*TASK BRIEF*.
Take the listing from its first line through the line that contains "import seaborn as sns" and please retype those lines exactly, leaving out the pictures.
-- BEGIN RECORDED INFORMATION --
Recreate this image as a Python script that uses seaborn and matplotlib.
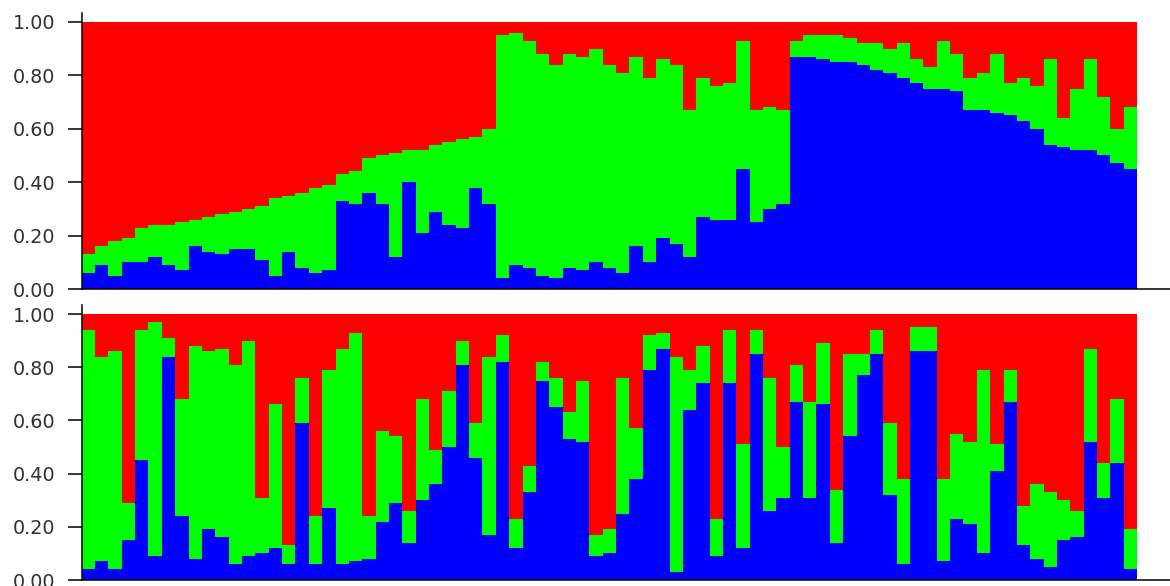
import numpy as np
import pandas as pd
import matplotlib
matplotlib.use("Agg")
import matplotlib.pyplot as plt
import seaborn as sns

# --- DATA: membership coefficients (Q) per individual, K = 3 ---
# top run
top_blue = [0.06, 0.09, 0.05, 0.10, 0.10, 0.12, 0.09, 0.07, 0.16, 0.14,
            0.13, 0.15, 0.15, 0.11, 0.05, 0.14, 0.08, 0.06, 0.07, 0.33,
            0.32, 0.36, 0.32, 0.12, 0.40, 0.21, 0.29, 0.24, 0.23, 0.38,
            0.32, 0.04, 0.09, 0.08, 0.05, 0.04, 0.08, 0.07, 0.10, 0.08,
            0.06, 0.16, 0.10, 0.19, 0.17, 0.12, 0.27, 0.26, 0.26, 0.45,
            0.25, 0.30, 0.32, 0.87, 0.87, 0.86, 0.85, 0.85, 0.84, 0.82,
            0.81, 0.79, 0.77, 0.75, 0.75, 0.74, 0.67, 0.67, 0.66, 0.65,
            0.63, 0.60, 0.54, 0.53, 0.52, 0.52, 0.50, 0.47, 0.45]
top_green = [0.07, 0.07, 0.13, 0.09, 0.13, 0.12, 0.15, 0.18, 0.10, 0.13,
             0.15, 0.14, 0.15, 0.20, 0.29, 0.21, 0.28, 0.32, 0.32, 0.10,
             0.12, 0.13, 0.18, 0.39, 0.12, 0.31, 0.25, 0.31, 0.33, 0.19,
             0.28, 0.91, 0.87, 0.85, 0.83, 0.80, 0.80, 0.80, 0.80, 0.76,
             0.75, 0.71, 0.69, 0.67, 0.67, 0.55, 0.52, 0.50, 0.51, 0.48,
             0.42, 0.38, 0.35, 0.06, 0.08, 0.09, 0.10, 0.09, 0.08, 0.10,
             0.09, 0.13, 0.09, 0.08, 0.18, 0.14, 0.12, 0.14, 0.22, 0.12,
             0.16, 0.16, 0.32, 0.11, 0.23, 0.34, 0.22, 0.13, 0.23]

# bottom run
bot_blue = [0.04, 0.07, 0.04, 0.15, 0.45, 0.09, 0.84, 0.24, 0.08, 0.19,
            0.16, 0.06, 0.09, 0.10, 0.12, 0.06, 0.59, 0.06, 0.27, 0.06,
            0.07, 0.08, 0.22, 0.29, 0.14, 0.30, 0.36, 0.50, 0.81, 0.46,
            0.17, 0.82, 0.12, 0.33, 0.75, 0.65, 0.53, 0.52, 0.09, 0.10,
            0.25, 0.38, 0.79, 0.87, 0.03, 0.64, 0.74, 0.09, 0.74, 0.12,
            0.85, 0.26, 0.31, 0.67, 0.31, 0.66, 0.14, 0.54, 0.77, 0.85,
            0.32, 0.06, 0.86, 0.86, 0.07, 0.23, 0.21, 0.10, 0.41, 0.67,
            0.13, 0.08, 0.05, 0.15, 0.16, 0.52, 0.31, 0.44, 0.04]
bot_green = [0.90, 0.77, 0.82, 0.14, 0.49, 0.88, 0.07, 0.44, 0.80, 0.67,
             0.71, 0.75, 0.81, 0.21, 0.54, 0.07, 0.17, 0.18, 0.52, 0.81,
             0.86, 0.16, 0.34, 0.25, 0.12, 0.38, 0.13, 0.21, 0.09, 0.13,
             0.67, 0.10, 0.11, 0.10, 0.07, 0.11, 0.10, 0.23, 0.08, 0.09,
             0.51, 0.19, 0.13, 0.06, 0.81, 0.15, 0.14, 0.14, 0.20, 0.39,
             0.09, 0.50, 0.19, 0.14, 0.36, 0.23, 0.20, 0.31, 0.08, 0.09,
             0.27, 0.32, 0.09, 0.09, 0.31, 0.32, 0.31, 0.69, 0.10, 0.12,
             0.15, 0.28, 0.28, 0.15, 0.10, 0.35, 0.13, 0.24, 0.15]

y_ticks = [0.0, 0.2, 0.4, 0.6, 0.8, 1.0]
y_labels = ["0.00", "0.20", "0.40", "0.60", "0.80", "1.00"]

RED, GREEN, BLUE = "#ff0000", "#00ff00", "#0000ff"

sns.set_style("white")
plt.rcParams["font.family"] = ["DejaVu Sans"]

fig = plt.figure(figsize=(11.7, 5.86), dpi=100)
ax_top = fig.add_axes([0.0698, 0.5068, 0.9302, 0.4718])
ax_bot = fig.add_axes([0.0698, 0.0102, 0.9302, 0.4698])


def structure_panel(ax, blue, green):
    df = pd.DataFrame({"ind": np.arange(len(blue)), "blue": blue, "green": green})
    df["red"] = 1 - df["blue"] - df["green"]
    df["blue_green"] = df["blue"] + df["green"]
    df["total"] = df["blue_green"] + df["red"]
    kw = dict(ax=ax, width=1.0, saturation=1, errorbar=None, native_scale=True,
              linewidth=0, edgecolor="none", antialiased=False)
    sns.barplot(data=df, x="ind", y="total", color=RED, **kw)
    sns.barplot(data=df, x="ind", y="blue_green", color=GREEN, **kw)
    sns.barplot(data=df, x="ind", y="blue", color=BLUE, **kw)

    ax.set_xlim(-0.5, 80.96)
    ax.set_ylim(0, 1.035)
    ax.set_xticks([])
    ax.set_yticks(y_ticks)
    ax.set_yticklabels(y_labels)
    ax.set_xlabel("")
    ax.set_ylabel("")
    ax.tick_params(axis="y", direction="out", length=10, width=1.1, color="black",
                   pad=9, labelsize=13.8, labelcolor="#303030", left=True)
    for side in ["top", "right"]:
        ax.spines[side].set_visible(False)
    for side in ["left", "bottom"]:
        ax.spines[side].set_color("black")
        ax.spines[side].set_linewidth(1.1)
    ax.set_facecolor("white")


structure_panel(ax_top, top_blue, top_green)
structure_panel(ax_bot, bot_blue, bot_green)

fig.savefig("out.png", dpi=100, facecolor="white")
-- END RECORDED INFORMATION --
*TASK SOLUTION*.
Recreate this image as a Python script that uses seaborn and matplotlib.
import numpy as np
import pandas as pd
import matplotlib
matplotlib.use("Agg")
import matplotlib.pyplot as plt
import seaborn as sns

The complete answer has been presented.